::: INFORMATION SUPPLIED
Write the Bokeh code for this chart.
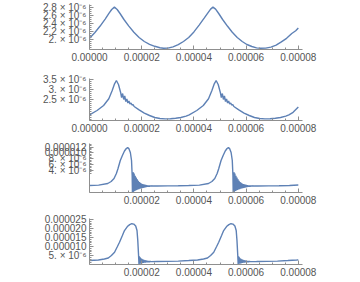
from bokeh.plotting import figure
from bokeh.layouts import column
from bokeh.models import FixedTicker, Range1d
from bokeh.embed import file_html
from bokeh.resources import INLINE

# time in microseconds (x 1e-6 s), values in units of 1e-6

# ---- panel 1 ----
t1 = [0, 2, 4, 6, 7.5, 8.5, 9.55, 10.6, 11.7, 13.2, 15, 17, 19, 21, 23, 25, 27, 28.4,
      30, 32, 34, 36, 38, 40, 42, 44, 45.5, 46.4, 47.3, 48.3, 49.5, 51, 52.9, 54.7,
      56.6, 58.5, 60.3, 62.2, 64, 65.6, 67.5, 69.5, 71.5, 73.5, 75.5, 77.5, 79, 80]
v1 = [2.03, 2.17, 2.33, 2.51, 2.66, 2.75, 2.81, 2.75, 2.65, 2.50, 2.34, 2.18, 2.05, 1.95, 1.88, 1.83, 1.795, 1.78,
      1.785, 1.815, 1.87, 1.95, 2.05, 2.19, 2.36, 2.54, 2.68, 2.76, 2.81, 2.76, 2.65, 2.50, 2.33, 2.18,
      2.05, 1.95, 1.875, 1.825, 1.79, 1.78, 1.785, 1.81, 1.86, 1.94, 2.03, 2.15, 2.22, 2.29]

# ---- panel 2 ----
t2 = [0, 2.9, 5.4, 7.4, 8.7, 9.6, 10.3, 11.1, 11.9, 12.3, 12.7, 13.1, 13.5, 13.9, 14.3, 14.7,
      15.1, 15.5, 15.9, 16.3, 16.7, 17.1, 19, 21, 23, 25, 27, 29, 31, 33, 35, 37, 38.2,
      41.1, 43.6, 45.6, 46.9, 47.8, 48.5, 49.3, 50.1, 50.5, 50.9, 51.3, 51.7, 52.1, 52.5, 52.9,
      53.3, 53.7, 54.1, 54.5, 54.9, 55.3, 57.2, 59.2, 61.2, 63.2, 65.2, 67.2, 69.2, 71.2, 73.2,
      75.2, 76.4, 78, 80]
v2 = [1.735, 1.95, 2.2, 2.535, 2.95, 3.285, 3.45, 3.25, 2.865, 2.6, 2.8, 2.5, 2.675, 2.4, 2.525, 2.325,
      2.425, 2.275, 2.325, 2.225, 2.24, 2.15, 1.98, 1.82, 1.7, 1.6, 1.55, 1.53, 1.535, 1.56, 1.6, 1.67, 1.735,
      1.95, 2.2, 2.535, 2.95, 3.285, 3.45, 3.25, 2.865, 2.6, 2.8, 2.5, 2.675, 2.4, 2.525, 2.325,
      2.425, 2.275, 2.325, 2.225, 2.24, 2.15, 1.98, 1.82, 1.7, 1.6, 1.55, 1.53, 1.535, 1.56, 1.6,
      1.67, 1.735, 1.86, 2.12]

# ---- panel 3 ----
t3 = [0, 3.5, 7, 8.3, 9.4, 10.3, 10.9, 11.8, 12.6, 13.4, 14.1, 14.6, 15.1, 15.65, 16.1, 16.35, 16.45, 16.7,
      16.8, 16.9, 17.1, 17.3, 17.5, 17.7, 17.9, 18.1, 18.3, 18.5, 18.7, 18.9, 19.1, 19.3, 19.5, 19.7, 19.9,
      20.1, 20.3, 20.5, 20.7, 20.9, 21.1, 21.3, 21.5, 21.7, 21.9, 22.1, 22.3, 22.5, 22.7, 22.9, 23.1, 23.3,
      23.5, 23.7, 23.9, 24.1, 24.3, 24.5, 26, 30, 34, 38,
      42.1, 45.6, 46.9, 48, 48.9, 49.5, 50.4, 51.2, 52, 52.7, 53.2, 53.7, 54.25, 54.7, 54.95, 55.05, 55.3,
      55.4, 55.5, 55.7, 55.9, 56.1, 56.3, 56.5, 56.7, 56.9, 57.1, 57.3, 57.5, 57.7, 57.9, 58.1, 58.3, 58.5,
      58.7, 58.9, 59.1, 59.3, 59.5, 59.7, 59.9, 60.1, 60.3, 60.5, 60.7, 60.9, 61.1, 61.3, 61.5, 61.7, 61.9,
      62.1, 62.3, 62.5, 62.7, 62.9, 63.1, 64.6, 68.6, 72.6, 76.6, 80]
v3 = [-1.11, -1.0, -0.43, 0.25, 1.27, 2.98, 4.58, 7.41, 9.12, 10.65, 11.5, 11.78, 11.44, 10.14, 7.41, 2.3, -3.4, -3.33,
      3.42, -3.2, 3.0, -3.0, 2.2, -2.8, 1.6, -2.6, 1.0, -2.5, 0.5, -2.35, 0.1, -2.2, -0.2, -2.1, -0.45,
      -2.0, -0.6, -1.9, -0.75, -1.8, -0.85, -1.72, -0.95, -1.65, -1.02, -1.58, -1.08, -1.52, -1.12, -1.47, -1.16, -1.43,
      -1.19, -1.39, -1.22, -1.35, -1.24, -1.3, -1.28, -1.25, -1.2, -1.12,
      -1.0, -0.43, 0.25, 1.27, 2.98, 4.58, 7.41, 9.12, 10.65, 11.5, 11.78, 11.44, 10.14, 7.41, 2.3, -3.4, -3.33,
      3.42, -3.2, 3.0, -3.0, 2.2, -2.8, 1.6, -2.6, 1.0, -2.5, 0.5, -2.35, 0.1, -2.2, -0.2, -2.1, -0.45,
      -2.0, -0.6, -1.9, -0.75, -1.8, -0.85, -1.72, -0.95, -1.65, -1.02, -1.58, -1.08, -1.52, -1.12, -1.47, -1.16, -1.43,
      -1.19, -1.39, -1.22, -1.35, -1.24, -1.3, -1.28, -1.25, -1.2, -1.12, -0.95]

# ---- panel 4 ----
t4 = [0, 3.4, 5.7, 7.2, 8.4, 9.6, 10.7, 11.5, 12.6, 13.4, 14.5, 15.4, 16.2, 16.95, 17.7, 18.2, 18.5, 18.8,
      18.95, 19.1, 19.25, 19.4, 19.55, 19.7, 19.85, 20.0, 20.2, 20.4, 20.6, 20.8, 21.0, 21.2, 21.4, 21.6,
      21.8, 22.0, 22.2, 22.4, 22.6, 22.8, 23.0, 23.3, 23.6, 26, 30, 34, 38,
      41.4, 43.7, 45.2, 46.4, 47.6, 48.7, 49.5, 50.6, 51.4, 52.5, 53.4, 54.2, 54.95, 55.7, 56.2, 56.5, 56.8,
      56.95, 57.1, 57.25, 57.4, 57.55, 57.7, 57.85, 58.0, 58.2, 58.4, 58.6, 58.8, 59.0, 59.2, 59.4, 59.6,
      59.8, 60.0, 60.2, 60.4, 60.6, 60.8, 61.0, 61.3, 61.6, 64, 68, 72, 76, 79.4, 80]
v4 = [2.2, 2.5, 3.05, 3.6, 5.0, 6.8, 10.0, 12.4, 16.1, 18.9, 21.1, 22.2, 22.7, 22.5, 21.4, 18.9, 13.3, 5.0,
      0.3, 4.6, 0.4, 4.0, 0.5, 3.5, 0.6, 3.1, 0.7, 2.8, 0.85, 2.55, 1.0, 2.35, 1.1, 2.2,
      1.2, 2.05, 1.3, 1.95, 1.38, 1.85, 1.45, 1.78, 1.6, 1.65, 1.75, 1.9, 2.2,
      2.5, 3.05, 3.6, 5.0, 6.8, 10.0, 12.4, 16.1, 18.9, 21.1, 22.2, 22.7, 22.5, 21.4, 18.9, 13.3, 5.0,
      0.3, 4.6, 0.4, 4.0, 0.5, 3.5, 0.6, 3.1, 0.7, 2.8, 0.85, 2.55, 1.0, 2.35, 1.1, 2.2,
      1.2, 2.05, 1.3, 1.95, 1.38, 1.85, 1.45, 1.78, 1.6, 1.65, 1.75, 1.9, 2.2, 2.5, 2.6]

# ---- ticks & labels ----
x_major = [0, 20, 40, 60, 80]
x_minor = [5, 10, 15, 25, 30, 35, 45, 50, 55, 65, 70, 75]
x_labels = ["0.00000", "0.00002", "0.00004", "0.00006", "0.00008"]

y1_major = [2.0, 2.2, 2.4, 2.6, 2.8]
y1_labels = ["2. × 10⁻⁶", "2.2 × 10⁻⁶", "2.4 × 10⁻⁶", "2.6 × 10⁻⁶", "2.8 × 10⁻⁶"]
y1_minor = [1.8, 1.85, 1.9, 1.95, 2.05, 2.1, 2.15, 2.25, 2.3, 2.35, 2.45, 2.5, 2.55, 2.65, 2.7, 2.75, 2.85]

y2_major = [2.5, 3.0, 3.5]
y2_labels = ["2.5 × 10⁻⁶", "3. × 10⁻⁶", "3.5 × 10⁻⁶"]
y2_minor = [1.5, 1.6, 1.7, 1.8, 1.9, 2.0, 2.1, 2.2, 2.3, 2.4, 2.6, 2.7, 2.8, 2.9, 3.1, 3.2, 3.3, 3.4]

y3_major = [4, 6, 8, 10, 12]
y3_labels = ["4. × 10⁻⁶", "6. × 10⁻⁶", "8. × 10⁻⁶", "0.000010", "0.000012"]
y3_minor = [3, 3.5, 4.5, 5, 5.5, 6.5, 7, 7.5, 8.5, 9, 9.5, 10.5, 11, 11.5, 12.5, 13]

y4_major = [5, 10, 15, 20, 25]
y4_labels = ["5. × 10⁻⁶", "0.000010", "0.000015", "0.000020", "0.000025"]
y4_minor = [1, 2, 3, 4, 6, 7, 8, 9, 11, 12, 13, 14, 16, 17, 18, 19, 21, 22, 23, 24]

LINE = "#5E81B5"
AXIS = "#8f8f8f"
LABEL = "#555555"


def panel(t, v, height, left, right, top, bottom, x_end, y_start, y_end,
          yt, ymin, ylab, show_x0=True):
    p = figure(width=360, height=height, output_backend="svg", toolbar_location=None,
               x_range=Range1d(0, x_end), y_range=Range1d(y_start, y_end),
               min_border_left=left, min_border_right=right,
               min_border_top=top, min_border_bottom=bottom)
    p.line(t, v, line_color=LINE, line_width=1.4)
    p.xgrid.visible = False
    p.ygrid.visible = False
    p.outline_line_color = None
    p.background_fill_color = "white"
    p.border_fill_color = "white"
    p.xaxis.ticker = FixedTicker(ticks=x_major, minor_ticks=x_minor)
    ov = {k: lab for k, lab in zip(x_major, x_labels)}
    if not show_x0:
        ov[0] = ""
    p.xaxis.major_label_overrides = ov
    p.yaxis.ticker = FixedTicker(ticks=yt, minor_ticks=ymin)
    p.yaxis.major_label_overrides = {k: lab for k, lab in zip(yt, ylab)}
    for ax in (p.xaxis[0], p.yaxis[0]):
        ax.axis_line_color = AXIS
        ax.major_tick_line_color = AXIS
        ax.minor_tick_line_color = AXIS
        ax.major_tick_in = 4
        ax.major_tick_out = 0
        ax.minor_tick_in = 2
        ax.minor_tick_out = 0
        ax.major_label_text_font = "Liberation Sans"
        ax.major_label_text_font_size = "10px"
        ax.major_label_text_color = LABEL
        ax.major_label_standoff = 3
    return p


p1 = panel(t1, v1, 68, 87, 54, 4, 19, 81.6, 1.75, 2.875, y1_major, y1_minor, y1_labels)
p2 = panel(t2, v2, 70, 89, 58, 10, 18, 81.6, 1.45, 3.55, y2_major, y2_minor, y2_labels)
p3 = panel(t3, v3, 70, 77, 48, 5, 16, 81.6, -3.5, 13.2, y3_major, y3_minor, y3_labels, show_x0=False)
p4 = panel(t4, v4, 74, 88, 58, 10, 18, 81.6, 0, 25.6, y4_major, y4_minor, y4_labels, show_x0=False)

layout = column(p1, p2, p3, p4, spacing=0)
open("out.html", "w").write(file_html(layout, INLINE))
::::::
- [AIM]
Could the lines from the top of the material through the line with "# time in microseconds" be repeated exactly, pictures left out?

- [ANSWER FOR THE TASK]
Write the Bokeh code for this chart.
from bokeh.plotting import figure
from bokeh.layouts import column
from bokeh.models import FixedTicker, Range1d
from bokeh.embed import file_html
from bokeh.resources import INLINE

# time in microseconds (x 1e-6 s), values in units of 1e-6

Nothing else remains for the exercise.